Montmartre, Montparnasse & Charonne
Montmartre

Miles smaller than Père Lachaise or Montparnasse, Montmartre Cemetery is the perfect “starter cemetery.”
Located near Pigalle and Place de Clichy, it opened in 1825 on the site of a former gypsum quarry which was used as a mass grave during the French Revolution.
Famous residents
Notable residents include leading names from French cinema such as actress Jeanne Moreau and new wave director François Truffaut. Also interred here are Russian dancer and choreographer Vaslav Nijinsky and 19th-century Naturalist novelist Émile Zola. Zola was originally buried here but his remains were subsequently moved to the Panthéon; the family grave, however, is still in Montmartre.
Montmartre is also part of my Romantic tour of Paris, featuring as it does the final resting places of a number of leading musicians, writers and artists of the Romantic movement such as Ari Scheffer, Alexandre Dumas Fils, Alfred de Vigny, Théophile Gautier, Hector Berlioz, Léo Delibes and Jacques Offenbach.

Montparnasse

Tucked away in a quiet, largely residential district in the 14th arrondissement with the Montparnasse Tower rearing dramatically up in the background, Montparnasse is Paris’s second largest cemetery – but less than half the size of Père Lachaise, so you can easily do a tour of it in a couple of hours.
Built in 1824, it’s separated into two parts by the Rue Emile-Richard. Like Père Lachaise, it features a memorial to the victims of the communards killed during the Semaine Sanglante, as well as to those who died in the Franco-Prussian war of 1870. Another notable feature is the 17th-century flour mill, the only vestige of the farm which previously stood here.
Famous residents
Man and woman of letters, fervent anti-conformists and tireless activists, Jean-Paul Sartre and Simone de Beauvoir were King and Queen of the Left-bank intelligentsia. They were together for over half a century and lived and worked in the Montparnasse area, frequenting local cafés such as Le Dôme and Les Deux Magots: the house where Beauvoir spent the last thirty years of her life is a stone’s throw away in rue Victor Schoelcher. It is therefore entirely fitting that they be buried in this cemetery – and side by side. As you can see from the photo here, their tomb has had the Oscar Wilde treatment.

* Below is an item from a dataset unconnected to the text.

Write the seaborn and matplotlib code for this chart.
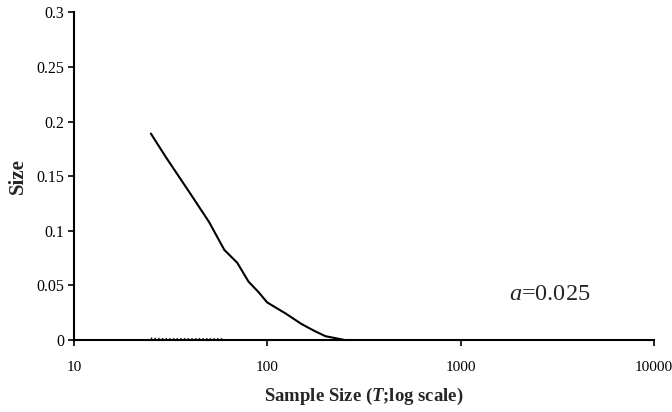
import numpy as np
import pandas as pd
import matplotlib
matplotlib.use("Agg")
import matplotlib.pyplot as plt
import seaborn as sns

# --- data ---
sample_size = [25, 30, 40, 50, 60, 70, 80, 90, 100, 125, 150, 175, 200, 250]
size_solid = [0.189, 0.167, 0.134, 0.108, 0.0824, 0.0706, 0.0534, 0.0439,
              0.0343, 0.024, 0.0147, 0.0083, 0.0034, 0.0]

sample_size_dot = [25, 30, 40, 50, 60]
size_dotted = [0.0015, 0.001, 0.001, 0.001, 0.001]

x_ticks = [10, 100, 1000, 10000]
y_ticks = [0, 0.05, 0.1, 0.15, 0.2, 0.25, 0.3]

# --- style ---
sns.set_style("white")
plt.rcParams.update({
    "font.family": ["Liberation Serif", "DejaVu Serif"],
    "mathtext.fontset": "custom",
    "mathtext.rm": "Liberation Serif",
    "mathtext.it": "Liberation Serif:italic",
    "mathtext.bf": "Liberation Serif:bold",
    "mathtext.bfit": "Liberation Serif:italic:bold",
})

fig = plt.figure(figsize=(6.72, 4.12), dpi=100)
ax = fig.add_axes([0.110, 0.175, 0.863, 0.795])

df = pd.DataFrame({"T": sample_size, "Size": size_solid})
df_dot = pd.DataFrame({"T": sample_size_dot, "Size": size_dotted})

sns.lineplot(data=df, x="T", y="Size", color="black", linewidth=1.5, ax=ax)
sns.lineplot(data=df_dot, x="T", y="Size", color="black", linewidth=1.0,
             linestyle=":", ax=ax)

ax.set_xscale("log")
ax.set_xlim(10, 10000)
ax.set_ylim(0, 0.3)
ax.set_xticks(x_ticks)
ax.set_xticklabels([str(t) for t in x_ticks])
ax.xaxis.set_minor_locator(matplotlib.ticker.NullLocator())
ax.set_yticks(y_ticks)
ax.set_yticklabels(["0", "0.05", "0.1", "0.15", "0.2", "0.25", "0.3"])

for side in ["top", "right"]:
    ax.spines[side].set_visible(False)
for side in ["left", "bottom"]:
    ax.spines[side].set_color("black")
    ax.spines[side].set_linewidth(1.5)

ax.tick_params(axis="both", direction="out", length=4, width=1.2,
               color="black", labelcolor="black")
ax.tick_params(axis="x", pad=11, labelsize=11)
ax.tick_params(axis="y", pad=3, labelsize=11.5)
ax.tick_params(left=True, bottom=True)

ax.set_xlabel(r"Sample Size ($\mathbfit{T}$;log scale)", fontsize=13.5,
              fontweight="bold", labelpad=9)
ax.set_ylabel("Size", fontsize=15, fontweight="bold", labelpad=6)

ax.text(0.82, 0.14, r"$a$=0.025", transform=ax.transAxes, fontsize=17.5,
        ha="center", va="center")

ax.grid(False)
fig.savefig("out.png", dpi=100)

Other eminent inmates include iconic singer-songwriter Serge Gainsbourg; the Irish-French playwright and poet Samuel Beckett; master of the short story Guy de Maupassant and Charles Baudelaire: poet, absinthe aficionado and French translator of Edgar Allen Poe’s work.
Oddities: among the more whimsical graves is this one with a sculpture of a giant pair of hands (left).

Recommended reading
- Simone de Beauvoir, L’Invitée (She Came to Stay). Largely autobiographical tale of a ménage-à-trois that turns sour.
- Jean-Paul Sartre, Huis Clos (No Exit). Set in hell, this harrowing play contains the classic line “Hell is other people.”
- Guy de Maupassant, Contes du Jour et de la Nuit (Tales of Day and Night). It’s hard to pick one short story collection. This one features treasures such as La Parure (The Necklace) and Une Vendetta.
Charonne
Located in Place Saint-Blaise in the 20th arrondissement, not far from Père Lachaise, this little-known cemetery is dwarfed by Paris’s Big Three cemeteries and devoid of famous graves, but nevertheless worth a visit. For one thing, unlike in other countries where graveyards are typically behind or around churches, in France this has ceased to be the case since the Middle Ages: this is therefore an exception, being one of only two churches in Paris still with its own graveyard.
The second point of interest is the church itself, Saint-Germain de Charonne (right and below in the gallery). Originally built in the 12th century with later additions in the 15th and 18th centuries, the style ranges from Romanesque to Classical.


The cemetery itself is much smaller than the Big Three, and the graves are more modest and low-key, with very few of the grandiose mausolea so characteristic of Père Lachaise, Montmartre and Montparnasse.
Pop culture fact: the final wedding scene in 1963 gangster caper Les Tontons flingueurs was filmed in and around the church.